Rows from a dataset of charts and code
◆ ◆ ◆ ◆
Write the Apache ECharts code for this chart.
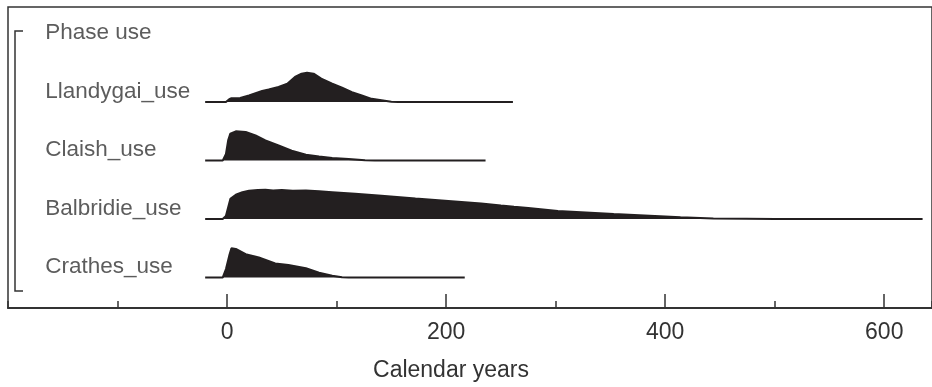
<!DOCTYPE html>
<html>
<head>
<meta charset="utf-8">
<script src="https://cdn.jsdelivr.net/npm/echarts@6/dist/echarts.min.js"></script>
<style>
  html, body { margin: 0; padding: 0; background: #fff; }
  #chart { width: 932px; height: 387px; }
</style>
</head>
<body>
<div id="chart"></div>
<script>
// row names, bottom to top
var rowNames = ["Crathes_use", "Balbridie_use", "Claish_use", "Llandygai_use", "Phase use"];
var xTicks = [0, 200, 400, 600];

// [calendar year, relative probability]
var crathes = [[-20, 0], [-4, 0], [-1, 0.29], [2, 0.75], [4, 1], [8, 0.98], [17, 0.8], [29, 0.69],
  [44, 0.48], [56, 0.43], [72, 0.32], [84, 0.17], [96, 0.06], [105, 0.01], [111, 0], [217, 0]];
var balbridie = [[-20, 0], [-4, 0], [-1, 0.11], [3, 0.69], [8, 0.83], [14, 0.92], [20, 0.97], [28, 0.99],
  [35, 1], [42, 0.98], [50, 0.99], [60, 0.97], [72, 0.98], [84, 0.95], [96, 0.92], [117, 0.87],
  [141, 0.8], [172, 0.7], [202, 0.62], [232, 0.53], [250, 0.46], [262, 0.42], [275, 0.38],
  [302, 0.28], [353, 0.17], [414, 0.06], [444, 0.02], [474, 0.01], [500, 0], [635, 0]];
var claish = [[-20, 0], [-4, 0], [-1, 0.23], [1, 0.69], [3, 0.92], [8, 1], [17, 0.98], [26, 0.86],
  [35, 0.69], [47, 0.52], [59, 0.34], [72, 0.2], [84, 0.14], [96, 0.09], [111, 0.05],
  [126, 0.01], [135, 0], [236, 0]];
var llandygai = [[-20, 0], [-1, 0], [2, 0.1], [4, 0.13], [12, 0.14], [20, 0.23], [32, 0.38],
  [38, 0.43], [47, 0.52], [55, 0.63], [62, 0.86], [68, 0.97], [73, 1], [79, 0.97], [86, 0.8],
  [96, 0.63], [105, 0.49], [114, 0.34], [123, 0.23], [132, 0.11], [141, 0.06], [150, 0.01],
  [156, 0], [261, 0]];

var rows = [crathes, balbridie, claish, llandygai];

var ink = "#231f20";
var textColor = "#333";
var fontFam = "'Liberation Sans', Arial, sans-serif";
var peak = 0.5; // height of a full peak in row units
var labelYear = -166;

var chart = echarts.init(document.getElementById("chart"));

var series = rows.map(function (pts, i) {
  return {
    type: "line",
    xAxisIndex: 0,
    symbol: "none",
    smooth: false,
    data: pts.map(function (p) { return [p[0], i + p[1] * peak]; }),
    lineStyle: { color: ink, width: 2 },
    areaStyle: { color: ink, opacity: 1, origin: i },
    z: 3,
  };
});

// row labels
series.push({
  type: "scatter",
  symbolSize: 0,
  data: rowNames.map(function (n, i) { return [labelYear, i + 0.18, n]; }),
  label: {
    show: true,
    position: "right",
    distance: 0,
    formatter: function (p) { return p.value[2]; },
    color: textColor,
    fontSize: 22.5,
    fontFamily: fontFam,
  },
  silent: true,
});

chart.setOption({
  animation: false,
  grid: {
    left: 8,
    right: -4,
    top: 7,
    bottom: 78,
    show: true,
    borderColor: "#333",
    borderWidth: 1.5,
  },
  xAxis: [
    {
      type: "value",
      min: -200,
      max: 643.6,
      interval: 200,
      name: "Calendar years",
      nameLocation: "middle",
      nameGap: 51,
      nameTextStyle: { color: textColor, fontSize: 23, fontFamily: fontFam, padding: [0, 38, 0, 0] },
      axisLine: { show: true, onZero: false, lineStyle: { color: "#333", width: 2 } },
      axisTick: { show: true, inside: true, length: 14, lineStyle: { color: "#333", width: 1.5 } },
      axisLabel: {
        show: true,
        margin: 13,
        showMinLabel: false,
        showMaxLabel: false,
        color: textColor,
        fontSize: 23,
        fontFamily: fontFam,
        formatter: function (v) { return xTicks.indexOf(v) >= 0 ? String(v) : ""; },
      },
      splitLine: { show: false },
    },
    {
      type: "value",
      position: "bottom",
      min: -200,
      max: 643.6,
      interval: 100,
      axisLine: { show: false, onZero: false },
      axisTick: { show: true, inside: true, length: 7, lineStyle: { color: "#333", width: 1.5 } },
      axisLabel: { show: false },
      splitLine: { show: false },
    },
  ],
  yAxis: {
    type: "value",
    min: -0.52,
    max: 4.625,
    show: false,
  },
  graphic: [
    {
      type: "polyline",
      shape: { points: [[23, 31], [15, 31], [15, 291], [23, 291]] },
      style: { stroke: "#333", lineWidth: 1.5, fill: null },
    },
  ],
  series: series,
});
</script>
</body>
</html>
◆ ◆ ◆ ◆
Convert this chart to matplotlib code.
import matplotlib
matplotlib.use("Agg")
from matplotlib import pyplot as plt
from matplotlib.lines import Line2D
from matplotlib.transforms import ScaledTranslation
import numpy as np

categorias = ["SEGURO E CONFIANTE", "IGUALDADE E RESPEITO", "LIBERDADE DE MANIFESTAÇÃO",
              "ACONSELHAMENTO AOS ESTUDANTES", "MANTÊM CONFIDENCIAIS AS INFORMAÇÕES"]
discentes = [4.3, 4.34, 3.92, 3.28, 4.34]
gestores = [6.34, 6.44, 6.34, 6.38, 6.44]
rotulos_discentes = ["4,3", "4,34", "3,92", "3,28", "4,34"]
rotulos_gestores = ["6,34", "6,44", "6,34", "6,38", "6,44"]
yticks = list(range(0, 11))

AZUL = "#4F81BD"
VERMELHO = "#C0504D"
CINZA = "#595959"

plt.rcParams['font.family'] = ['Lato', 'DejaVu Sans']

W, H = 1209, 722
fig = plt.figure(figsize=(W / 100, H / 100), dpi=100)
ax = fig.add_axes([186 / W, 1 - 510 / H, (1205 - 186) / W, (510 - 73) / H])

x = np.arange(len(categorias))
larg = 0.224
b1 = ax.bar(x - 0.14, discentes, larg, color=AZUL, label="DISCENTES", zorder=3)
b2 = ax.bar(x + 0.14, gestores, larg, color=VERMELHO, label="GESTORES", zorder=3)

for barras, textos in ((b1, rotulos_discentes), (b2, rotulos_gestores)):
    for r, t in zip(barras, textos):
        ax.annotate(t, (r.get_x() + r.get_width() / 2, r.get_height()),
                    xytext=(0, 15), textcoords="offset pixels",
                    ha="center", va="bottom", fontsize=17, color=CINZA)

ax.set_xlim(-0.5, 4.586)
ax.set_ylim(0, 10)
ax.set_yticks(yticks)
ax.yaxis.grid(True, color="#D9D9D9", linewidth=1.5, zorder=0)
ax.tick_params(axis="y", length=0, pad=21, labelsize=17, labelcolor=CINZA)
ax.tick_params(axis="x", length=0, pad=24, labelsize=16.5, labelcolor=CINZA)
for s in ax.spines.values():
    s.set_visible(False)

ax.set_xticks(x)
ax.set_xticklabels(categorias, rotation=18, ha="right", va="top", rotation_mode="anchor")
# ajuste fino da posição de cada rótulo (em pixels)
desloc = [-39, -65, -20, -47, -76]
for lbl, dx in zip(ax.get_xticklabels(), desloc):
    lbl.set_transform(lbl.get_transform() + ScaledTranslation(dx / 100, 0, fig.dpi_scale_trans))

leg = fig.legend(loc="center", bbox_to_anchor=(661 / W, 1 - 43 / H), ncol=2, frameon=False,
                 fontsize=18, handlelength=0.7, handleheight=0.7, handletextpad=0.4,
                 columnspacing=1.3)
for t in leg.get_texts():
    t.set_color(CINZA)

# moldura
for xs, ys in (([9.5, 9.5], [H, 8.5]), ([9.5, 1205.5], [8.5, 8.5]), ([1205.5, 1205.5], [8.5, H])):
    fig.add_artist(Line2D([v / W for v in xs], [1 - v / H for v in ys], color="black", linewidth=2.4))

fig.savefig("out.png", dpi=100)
◆ ◆ ◆ ◆
**Stated goal:** Copy out all lines that carry the word "this".

**Finished answer:**
Write the Apache ECharts code for this chart.
Convert this chart to matplotlib code.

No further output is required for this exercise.